Native American Heritage Month: Centering Indigenous Economic Power

This November also marks Native American Heritage Month, an essential moment to honor the history, culture, and economic contributions of Indigenous communities across the country. Native-owned enterprises remain some of the most resilient and innovative businesses in the MBE ecosystem — particularly in sectors like renewable energy, agriculture, digital services, tourism, professional services, and tribally owned enterprises. Many of these businesses operate within unique governance, land, and financing frameworks, yet they demonstrate how community-rooted business models can drive regional economic development. As we celebrate this month, the Miami conversations and the NMSDC Impact Report remind us that Native American businesses must remain fully integrated in national supplier-diversity strategies. Inclusion must be intentional, capital access must be equitable, and procurement pathways must recognize both the distinctiveness and the strength of Native enterprises. Honoring heritage also means supporting opportunity — and this month offers the perfect moment to do both.
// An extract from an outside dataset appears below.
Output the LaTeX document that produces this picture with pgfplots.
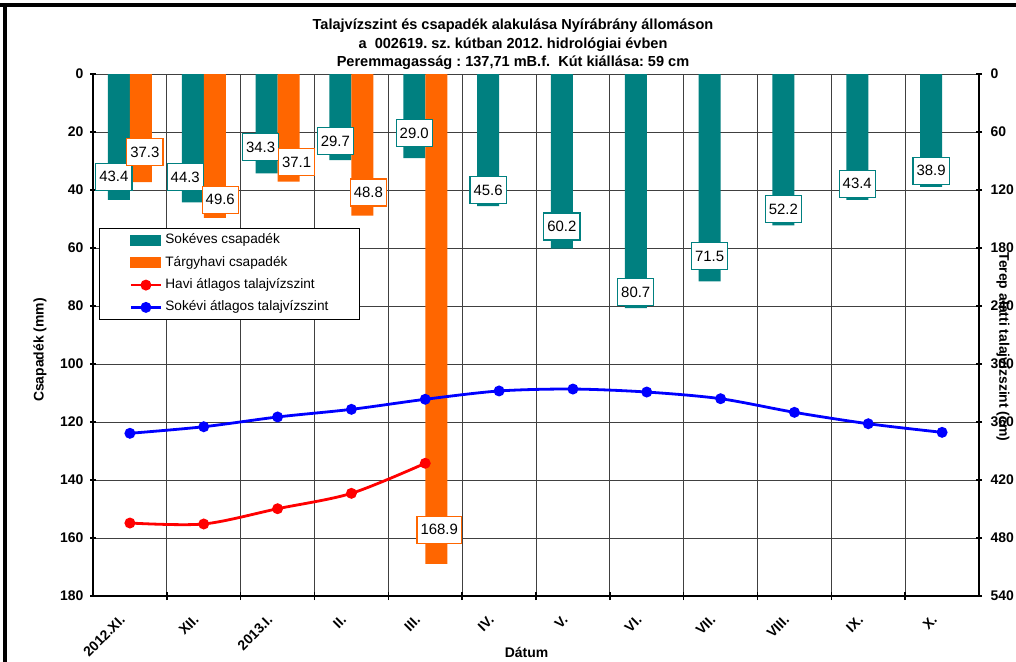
\documentclass[border=0pt]{standalone}
\usepackage{fontspec}
\setmainfont{Liberation Sans}
\usepackage{pgfplots}
\usepackage{pgfplotstable}
\pgfplotsset{compat=1.18}
\frenchspacing

\definecolor{sokcol}{HTML}{008080}
\definecolor{targycol}{HTML}{FF6600}
\definecolor{havicol}{HTML}{FF0000}
\definecolor{sokevicol}{HTML}{0000FF}

% csapadek (mm); dx, dy = label offsets in px
\pgfplotstableread{
x y lab dx dy
0 43.4 43.4 -5 9
1 44.3 44.3 -7.5 11.5
2 34.3 34.3 -6 12
3 29.7 29.7 -5 5
4 29.0 29.0 0 11
5 45.6 45.6 0 2
6 60.2 60.2 0 8
7 80.7 80.7 0 2
8 71.5 71.5 0 11
9 52.2 52.2 0 2
10 43.4 43.4 0 2
11 38.9 38.9 0 2
}\sokeves

\pgfplotstableread{
x y lab dx dy
0 37.3 37.3 4 16
1 49.6 49.6 5.5 4
2 37.1 37.1 8 5.6
3 48.8 48.8 6 9
4 168.9 168.9 3 20
}\targyhavi

\tikzset{
  labelbox/.style={draw=#1, line width=1.2bp, fill=white, text=black,
    font=\fontsize{15}{15}\selectfont, inner xsep=3.5bp, inner ysep=0pt,
    minimum height=27bp},
}

\pgfplotsset{
  common/.style={
    scale only axis, width=886bp, height=522bp,
    xmin=-0.5, xmax=11.5,
    y dir=reverse,
    /pgf/number format/assume math mode=true,
    ticklabel style={font=\bfseries\fontsize{14}{14}\selectfont},
    axis line style={line width=2.2bp, -},
    tick style={black, line width=1.6bp},
    tick align=center,
  },
}

\begin{document}
\begin{tikzpicture}
\useasboundingbox (-93bp,-66bp) rectangle (923bp,596bp);

\begin{axis}[common,
    at={(0,0)}, anchor=south west,
    ymin=0, ymax=180,
    ytick={0,20,...,180},
    xtick={0,...,11},
    xticklabels={2012.XI., XII., 2013.I., II., III., IV., V., VI., VII., VIII., IX., X.},
    minor xtick={0.5,1.5,...,10.5},
    every major x tick/.append style={draw=none},
    major tick length=6bp, minor tick length=8bp,
    xticklabel style={xshift=-11bp, yshift=-15bp, rotate=45, anchor=north east, inner sep=0pt},
    yticklabel style={xshift=-3bp},
    axis x line*=bottom, axis y line*=left,
    ymajorgrids, xminorgrids,
    grid style={black!75, line width=0.8bp},
    minor grid style={black!75, line width=0.8bp},
  ]
  \addplot[ybar, bar width=22bp, bar shift=-11bp, fill=sokcol, draw=none]
    table[x=x, y=y]{\sokeves};
  \addplot[ybar, bar width=22bp, bar shift=11bp, fill=targycol, draw=none]
    table[x=x, y=y]{\targyhavi};

  \addplot[draw=none, mark=none, point meta=explicit symbolic,
    visualization depends on={\thisrow{dx} \as \lbx},
    visualization depends on={\thisrow{dy} \as \lby},
    nodes near coords,
    every node near coord/.style={labelbox=sokcol, anchor=south,
      xshift=\lbx bp-11bp, yshift=\lby bp}]
    table[x=x, y=y, meta=lab]{\sokeves};
  \addplot[draw=none, mark=none, point meta=explicit symbolic,
    visualization depends on={\thisrow{dx} \as \lbx},
    visualization depends on={\thisrow{dy} \as \lby},
    nodes near coords,
    every node near coord/.style={labelbox=targycol, anchor=south,
      xshift=\lbx bp+11bp, yshift=\lby bp}]
    table[x=x, y=y, meta=lab]{\targyhavi};
\end{axis}

\begin{axis}[common,
    at={(0,0)}, anchor=south west,
    ymin=0, ymax=540,
    ytick={0,60,...,540},
    major tick length=6bp,
    yticklabel style={xshift=5bp},
    axis x line=none, axis y line*=right,
    legend image code/.code={\draw[mark repeat=2, mark phase=2, #1]
      plot coordinates {(0bp,0bp) (15bp,0bp) (30bp,0bp)};},
    legend cell align=left,
    legend style={at={(0.0068,0.705)}, anchor=north west,
      draw=black, fill=white, line width=1bp,
      font=\fontsize{13.7}{14}\selectfont,
      inner xsep=30bp, inner ysep=4.5bp, row sep=7.3bp,
      nodes={inner sep=1bp, text height=10bp, text depth=3bp},
      /tikz/every odd column/.style={column sep=2bp}},
  ]
  \addlegendimage{legend image code/.code={\fill[sokcol] (0bp,-5bp) rectangle (30bp,5bp);}}
  \addlegendentry{Sokéves csapadék}
  \addlegendimage{legend image code/.code={\fill[targycol] (0bp,-5bp) rectangle (30bp,5bp);}}
  \addlegendentry{Tárgyhavi csapadék}

  \addplot[havicol, line width=2.8bp, smooth, mark=*, mark size=4bp]
    coordinates {(0,464.5) (1,465.5) (2,449.7) (3,433.8) (4,402.7)};
  \addlegendentry{Havi átlagos talajvízszint}
  \addplot[sokevicol, line width=2.8bp, smooth, mark=*, mark size=4bp]
    coordinates {(0,371.7) (1,364.9) (2,354.8) (3,346.9) (4,336.5) (5,327.9)
                 (6,325.9) (7,329.0) (8,335.9) (9,350.0) (10,361.8) (11,370.7)};
  \addlegendentry{Sokévi átlagos talajvízszint}
\end{axis}

\begin{scope}[every node/.style={font=\bfseries\fontsize{14.6}{15}\selectfont, anchor=base}]
  \node at (420bp,566bp) {Talajvízszint és csapadék alakulása Nyírábrány állomáson};
  \node at (420bp,547.7bp) {a\ \ 002619. sz. kútban 2012. hidrológiai évben};
  \node at (420bp,529.3bp) {Peremmagasság : 137,71 mB.f.\ \ Kút kiállása: 59 cm};
\end{scope}
\node[rotate=90, font=\bfseries\fontsize{14}{14}\selectfont] at (-53bp,246bp) {Csapadék (mm)};
\node[rotate=-90, font=\bfseries\fontsize{14}{14}\selectfont] at (910bp,249bp) {Terep alatti talajvízszint (cm)};
\node[anchor=base, font=\bfseries\fontsize{14}{14}\selectfont] at (433.5bp,-61bp) {Dátum};

\draw[line width=4bp] (-93bp,590.7bp) -- (923bp,590.7bp);
\draw[line width=4bp] (-87.7bp,592.7bp) -- (-87.7bp,-66bp);
\end{tikzpicture}
\end{document}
  1. A Miami Moment: Where Network, Strategy & Momentum Converge

Earlier this month in Miami, the conversation around business inclusion, supplier diversity and enterprise scale shifted into high gear. The follow-up conversations are already underway.

What stood out:

  • The emphasis on “people, purpose and partnership” — reminding us that minority business growth isn’t a side-program, but core strategy.
  • A recognition that economic change is coming faster than many anticipate — from AI to global supply-chain realignment, to the expanded role of MBEs (Minority Business Enterprises) in innovation, jobs and growth.
  • The selection of a permanent CEO, Don Cravins, with a clear mandate for action: if you’re certified or seeking certification, if you’re a corporate buyer or a supplier, this is a moment to move rather than wait.
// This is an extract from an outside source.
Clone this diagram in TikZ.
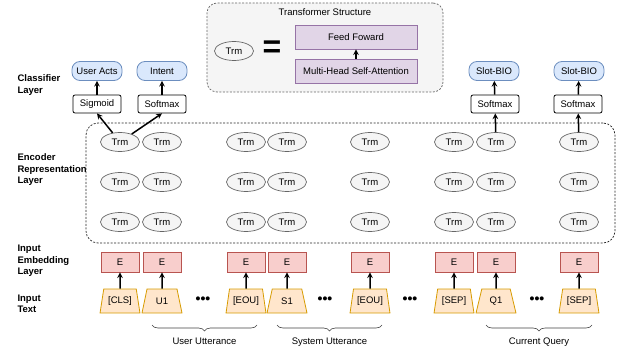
\documentclass[tikz,border=0pt]{standalone}
\usepackage{fontspec}
\setmainfont{Liberation Sans}
\usetikzlibrary{positioning,shapes.geometric,decorations.pathreplacing}

\definecolor{bluefill}{HTML}{DAE8FC}
\definecolor{blueline}{HTML}{6C8EBF}
\definecolor{redfill}{HTML}{F8CECC}
\definecolor{redline}{HTML}{B85450}
\definecolor{orangefill}{HTML}{FFE6CC}
\definecolor{orangeline}{HTML}{D79B00}
\definecolor{greyfill}{HTML}{F5F5F5}
\definecolor{greyline}{HTML}{666666}
\definecolor{purplefill}{HTML}{E1D5E7}
\definecolor{purpleline}{HTML}{9673A6}

\begin{document}
\begin{tikzpicture}[
    x=1pt, y=-1pt,
    node distance=40pt,
    font=\fontsize{9.5}{11.5}\selectfont,
    output/.style={rectangle, draw=blueline, line width=0.8pt, fill=bluefill, rounded corners=8pt, minimum width=50pt, minimum height=19pt, inner sep=1pt},
    classbox/.style={rectangle, draw, line width=0.8pt, fill=white, rounded corners=2pt, minimum width=48pt, minimum height=18pt, inner sep=1pt},
    trm/.style={ellipse, draw=greyline, line width=0.7pt, fill=greyfill, minimum width=39pt, minimum height=19pt, inner sep=0pt},
    embed/.style={rectangle, draw=redline, line width=0.8pt, fill=redfill, minimum width=38pt, minimum height=20pt, inner sep=0pt},
    token/.style={trapezium, draw=orangeline, line width=0.8pt, fill=orangefill, trapezium stretches=true, trapezium left angle=73, trapezium right angle=73, minimum width=40pt, minimum height=24pt, inner sep=0pt},
    sublayer/.style={rectangle, draw=purpleline, line width=0.8pt, fill=purplefill, minimum width=122pt, minimum height=24pt},
    layerlabel/.style={align=left, anchor=west, font=\fontsize{9.5}{11.5}\selectfont\bfseries},
    dots/.style={font=\fontsize{14}{14}\selectfont\bfseries},
    arrow/.style={line width=1.5pt,->,>=stealth},
    bracelabel/.style={decorate, decoration={brace, mirror, amplitude=6pt}, draw=black!75, line width=0.6pt}
]
    \useasboundingbox (0,0) rectangle (621,358);

    % Transformer structure
    \node [rectangle, draw=greyline, line width=0.7pt, dash pattern=on 2pt off 1.5pt, fill=greyfill, rounded corners=10pt, minimum width=236pt, minimum height=89pt] (tbox) at (325,47.5) {};
    \node (ttitle) at (325,12) {Transformer Structure};
    \node [trm] (ttrm) at (234,51) {Trm};
    \node [font=\fontsize{32}{32}\selectfont\bfseries] (teq) at (272,49) {=};
    \node [sublayer] (ffn) at (356,37) {Feed Foward};
    \node [sublayer] (mhsa) at (356,71.5) {Multi-Head Self-Attention};
    \draw [arrow] (mhsa) -- (ffn);

    % Layer labels
    \node [layerlabel] (lclass) at (14,85) {Classifier\\Layer};
    \node [layerlabel] (lenc) at (14,170) {Encoder\\Representation\\Layer};
    \node [layerlabel] (lemb) at (14,261) {Input\\Embedding\\Layer};
    \node [layerlabel] (ltext) at (14,304) {Input\\Text};

    % Encoder frame
    \node [rectangle, draw=black!85, line width=0.7pt, dash pattern=on 2pt off 1.5pt, rounded corners=12pt, minimum width=529pt, minimum height=120pt] (encbox) at (350.5,183) {};

    % Input text
    \node [token] (cls) at (120,301) {[CLS]};
    \node [token] (u1) at (162,301) {U1};
    \node [token] (eou1) at (246,301) {[EOU]};
    \node [token] (s1) at (287,301) {S1};
    \node [token] (eou2) at (370,301) {[EOU]};
    \node [token] (sep1) at (454,301) {[SEP]};
    \node [token] (q1) at (496,301) {Q1};
    \node [token] (sep2) at (579,301) {[SEP]};

    \node [dots] (d1) at (203,300) {•••};
    \node [dots] (d2) at (325,300) {•••};
    \node [dots] (d3) at (410,300) {•••};
    \node [dots] (d4) at (537,300) {•••};

    % Embeddings
    \node [embed, above of=cls, yshift=-1pt] (ecls) {E};
    \node [embed, above of=u1, yshift=-1pt] (eu1) {E};
    \node [embed, above of=eou1, yshift=-1pt] (eeou1) {E};
    \node [embed, above of=s1, yshift=-1pt] (es1) {E};
    \node [embed, above of=eou2, yshift=-1pt] (eeou2) {E};
    \node [embed, above of=sep1, yshift=-1pt] (esep1) {E};
    \node [embed, above of=q1, yshift=-1pt] (eq1) {E};
    \node [embed, above of=sep2, yshift=-1pt] (esep2) {E};

    % Encoder rows
    \node [trm, above of=ecls] (t1c) {Trm};
    \node [trm, above of=eu1] (t2c) {Trm};
    \node [trm, above of=eeou1] (t3c) {Trm};
    \node [trm, above of=es1] (t4c) {Trm};
    \node [trm, above of=eeou2] (t5c) {Trm};
    \node [trm, above of=esep1] (t6c) {Trm};
    \node [trm, above of=eq1] (t7c) {Trm};
    \node [trm, above of=esep2] (t8c) {Trm};

    \node [trm, above of=t1c] (t1b) {Trm};
    \node [trm, above of=t2c] (t2b) {Trm};
    \node [trm, above of=t3c] (t3b) {Trm};
    \node [trm, above of=t4c] (t4b) {Trm};
    \node [trm, above of=t5c] (t5b) {Trm};
    \node [trm, above of=t6c] (t6b) {Trm};
    \node [trm, above of=t7c] (t7b) {Trm};
    \node [trm, above of=t8c] (t8b) {Trm};

    \node [trm, above of=t1b] (t1a) {Trm};
    \node [trm, above of=t2b] (t2a) {Trm};
    \node [trm, above of=t3b] (t3a) {Trm};
    \node [trm, above of=t4b] (t4a) {Trm};
    \node [trm, above of=t5b] (t5a) {Trm};
    \node [trm, above of=t6b] (t6a) {Trm};
    \node [trm, above of=t7b] (t7a) {Trm};
    \node [trm, above of=t8b] (t8a) {Trm};

    % Classifiers
    \node [classbox] (sigmoid) at (97,104) {Sigmoid};
    \node [classbox] (softmax1) at (162,104) {Softmax};
    \node [classbox] (softmax2) at (495,104) {Softmax};
    \node [classbox] (softmax3) at (578,104) {Softmax};

    \node [output] (acts) at (97,71) {User Acts};
    \node [output] (intent) at (162,71) {Intent};
    \node [output] (slot1) at (494,71) {Slot-BIO};
    \node [output] (slot2) at (579,71) {Slot-BIO};

    % Arrows
    \draw [arrow] (cls) -- (ecls);
    \draw [arrow] (u1) -- (eu1);
    \draw [arrow] (eou1) -- (eeou1);
    \draw [arrow] (s1) -- (es1);
    \draw [arrow] (eou2) -- (eeou2);
    \draw [arrow] (sep1) -- (esep1);
    \draw [arrow] (q1) -- (eq1);
    \draw [arrow] (sep2) -- (esep2);

    \draw [arrow] (t1a) -- (sigmoid.south);
    \draw [arrow] (t1a) -- (softmax1.south);
    \draw [arrow] (t7a) -- (softmax2);
    \draw [arrow] (t8a) -- (softmax3);

    \draw [arrow] (sigmoid) -- (acts);
    \draw [arrow] (softmax1) -- (intent);
    \draw [arrow] (softmax2) -- (slot1);
    \draw [arrow] (softmax3) -- (slot2);

    % Segment braces
    \draw [bracelabel] (152,325) -- (257,325) node [midway, below=9pt] (buser) {User Utterance};
    \draw [bracelabel] (277,325) -- (382,325) node [midway, below=9pt] (bsys) {System Utterance};
    \draw [bracelabel] (486,325) -- (592,325) node [midway, below=9pt] (bquery) {Current Query};
\end{tikzpicture}
\end{document}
For Thanksgiving week: it’s a good time to reflect on who you met, what conversations you started and how you’re going to turn those into real outcomes in the next 90 days.
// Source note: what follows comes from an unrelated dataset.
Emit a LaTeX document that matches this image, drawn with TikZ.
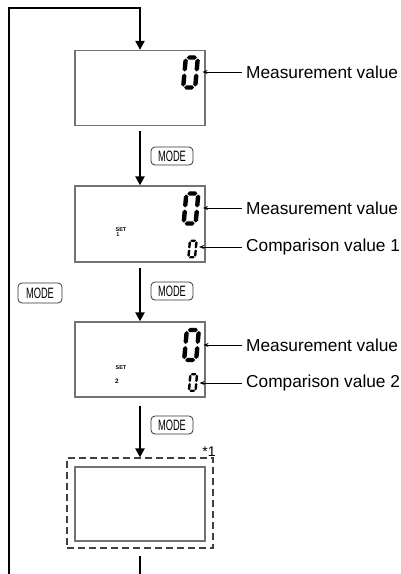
\documentclass[tikz,border=0pt]{standalone}
\usepackage{fontspec}
\setmainfont{Liberation Sans}
\newfontfamily\narrowsans[FakeStretch=0.62]{Liberation Sans}
\usetikzlibrary{arrows.meta}
\tikzset{
  lcd/.style={draw=black!55, line width=1.3pt, minimum width=130pt, minimum height=75pt, inner sep=0pt},
  modekey/.style={draw=black!80, rounded corners=4pt, line width=0.8pt, minimum width=42pt, minimum height=18pt, inner sep=0pt, font=\narrowsans\fontsize{15}{15}\selectfont},
  flow/.style={line width=2.2pt, -{Triangle[length=9pt,width=9pt]}},
  pointer/.style={line width=0.9pt, -{Stealth[length=5pt,width=4pt]}, shorten <=4pt},
  callout/.style={anchor=west, inner sep=0pt, font=\fontsize{17.3}{17.3}\selectfont},
  settag/.style={inner sep=0pt, font=\bfseries\fontsize{5.5}{5.5}\selectfont},
  digitzero/.pic={
    % top and bottom bars
    \foreach \sy in {-1,1}
      \fill[xslant=0.09] (-5,15*\sy) -- (-3,15*\sy-2.2) -- (3,15*\sy-2.2) -- (5,15*\sy) -- (3,15*\sy+2.2) -- (-3,15*\sy+2.2) -- cycle;
    % side bars
    \foreach \sx in {-1,1}
      \foreach \sy in {-1,1}
        \fill[xslant=0.09] (6*\sx,14*\sy) -- (6*\sx+2.2,12*\sy) -- (6*\sx+2.2,3*\sy) -- (6*\sx,\sy) -- (6*\sx-2.2,3*\sy) -- (6*\sx-2.2,12*\sy) -- cycle;
    \coordinate (-tip) at (12,0);
  }
}
\begin{document}
\begin{tikzpicture}[x=1pt, y=-1pt]
  \useasboundingbox (0,0) rectangle (401,574);

  % Displays (centre column)
  \node [lcd] (disp1) at (140,88) {};
  \node [lcd, minimum height=76pt] (disp2) at (140,224) {};
  \node [lcd] (disp3) at (140,359.5) {};
  \node [draw=black!75, dash pattern=on 7pt off 4pt, line width=1.2pt, minimum width=146pt, minimum height=90pt, inner sep=0pt] (outer) at (140,503) {};
  \node [lcd, minimum height=74pt] (disp4) at (140,504) {};
  \node [inner sep=0pt, font=\fontsize{14}{14}\selectfont] (note1) at (209,452) {*1};

  % Digits
  \pic (dA) at (190.5,72.5) {digitzero};
  \pic (dB) at (191,208.5) {digitzero};
  \pic [scale=0.55] (dC) at (192.5,249) {digitzero};
  \pic (dD) at (191.5,345) {digitzero};
  \pic [scale=0.55] (dE) at (193,382.5) {digitzero};

  % SET marks
  \node [settag] (set1) at (121,229.5) {SET};
  \node [settag] (num1) at (118,234.5) {1};
  \node [settag] (set2) at (121,367.5) {SET};
  \node [settag, font=\bfseries\fontsize{6.5}{6.5}\selectfont] (num2) at (117,381.5) {2};

  % Keys
  \node [modekey] (key1) at (172,156) {MODE};
  \node [modekey] (key2) at (172,291) {MODE};
  \node [modekey] (key3) at (172,425) {MODE};
  \node [modekey, minimum width=44pt, minimum height=20pt] (key0) at (40,293) {MODE};

  % Flow
  \coordinate (loopfoot) at (9,574);
  \coordinate (tailfoot) at (140,574);
  \draw [flow] (loopfoot) |- ([yshift=42pt]disp1.north) -- (disp1.north);
  \draw [flow, shorten <=5pt] (disp1.south) -- (disp2.north);
  \draw [flow, shorten <=5pt] (disp2.south) -- (disp3.north);
  \draw [flow, shorten <=8pt] (disp3.south) -- (outer.north);
  \draw [line width=2.2pt, shorten <=7pt] (outer.south) -- (tailfoot);

  % Labels
  \node [callout] (lblA) at (246,72) {Measurement value};
  \node [callout] (lblB) at (246,208) {Measurement value};
  \node [callout] (lblC) at (246,247) {Comparison value 1};
  \node [callout] (lblD) at (246,345) {Measurement value};
  \node [callout] (lblE) at (246,383) {Comparison value 2};
  \draw [pointer] (lblA.west) -- (lblA.west -| dA-tip);
  \draw [pointer] (lblB.west) -- (lblB.west -| dB-tip);
  \draw [pointer] (lblC.west) -- (lblC.west -| dC-tip);
  \draw [pointer] (lblD.west) -- (lblD.west -| dD-tip);
  \draw [pointer] (lblE.west) -- (lblE.west -| dE-tip);
\end{tikzpicture}
\end{document}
  1. The 2024 NMSDC Impact Report: Data That Demands Attention

The 2024 NMSDC Economic Impact Report provides powerful data points that underscore the momentum in the MBE space:

  • MBEs certified by NMSDC generated $599.7 billion in total economic output in 2024. (NMSDC)
  • They supported over 2.2 million jobs. (NMSDC)
  • Wages paid to American workers through those enterprises reached $168 billion, with year-over-year growth of ~12.3 %. (NMSDC)
  • The network is firmly on its “March to $1 Trillion” journey. (NMSDC)

Why this matters:

  • These numbers shift supplier diversity from “nice to have” to “must have.” When minority businesses are generating nearly $600 billion in output and supporting millions of jobs, they’re not a niche—they’re a central pillar of US economic growth.
  • For MBEs: this is your narrative. When you pitch, when you network, when you position your business—ground your story in the larger ecosystem’s growth.
  • For corporate buyers: the data reinforce that supplier-inclusion isn’t a cost centre; it’s a growth economy, a risk-mitigation tool (diversifying supply chains), and a source of innovation.
  • For policy and development practitioners: these metrics provide leverage. If we want equity in business, these are measurable benchmarks.
  1. Thanksgiving & The Strategic Pause

This week, amid the turkey and the gathering, you have an opportunity. A strategic pause. Here are questions to ask:

  • Who am I grateful to? Identify key suppliers, partners, stakeholders who supported growth this year (even if quietly). How will you acknowledge them?
  • What did I learn at Miami (or the conference ecosystem) that I’ve not yet acted on? Did I see a buyer I should reconnect with? A program I should join? A capital channel I overlooked?
  • How will I deploy the momentum from the Impact Report in my narrative? For suppliers: update your one-pager, your pitch deck, your website copy with the new data. For corporates: update your internal supplier diversity case for investment with this data.
  • What commitments will I make for January–March 2026? How many new buyer conversations will I schedule? How many certifications or readiness steps will I accomplish? How many supply-chains will I influence?
  1. Looking Ahead: From Gratitude to Growth

Looking beyond this week, three strategic priorities deserve your attention:

  1. a) Access to capital & capacity-building
    The data show MBEs are growing—but growth requires access to capital, operational readiness and connection to major contracts. This aligns with conference themes of scaling and readiness.
  2. b) Tier-2 and global supply-chain inclusion
    As supply chains shift, large companies are increasingly focusing not just on their direct (tier-1) suppliers, but on tier-2, tier-3 and global participation. For MBEs, this means thinking beyond the local or national moment, and positioning for global or multi-tier opportunity. The conference in Miami emphasized global links and strategic partnerships.
  3. c) Storytelling anchored in impact
    With nearly $600 billion in output, you have proof points. Whether you’re an MBE, a corporate buyer, a funder, or a policy-maker, anchored narratives drive attention and investment. Use the data. Use the network. Use the moment.
  4. Final Thoughts & Thanksgiving Reflection

As you gather this Thanksgiving, allow the pause to remind you: the business of inclusion is bigger than any one contract, one deal or one event. It’s a commitment to creating shared prosperity, to opening doors and leveling fields. The context is strong: the Miami conference signaled urgency and scale; the NMSDC report provided data and credibility.

And so, this week, give thanks—not only for what you have achieved—but for what you will enable. Be grateful for your team, your network, your clients and your opportunities. But also be ready for the leap, the next stage of growth.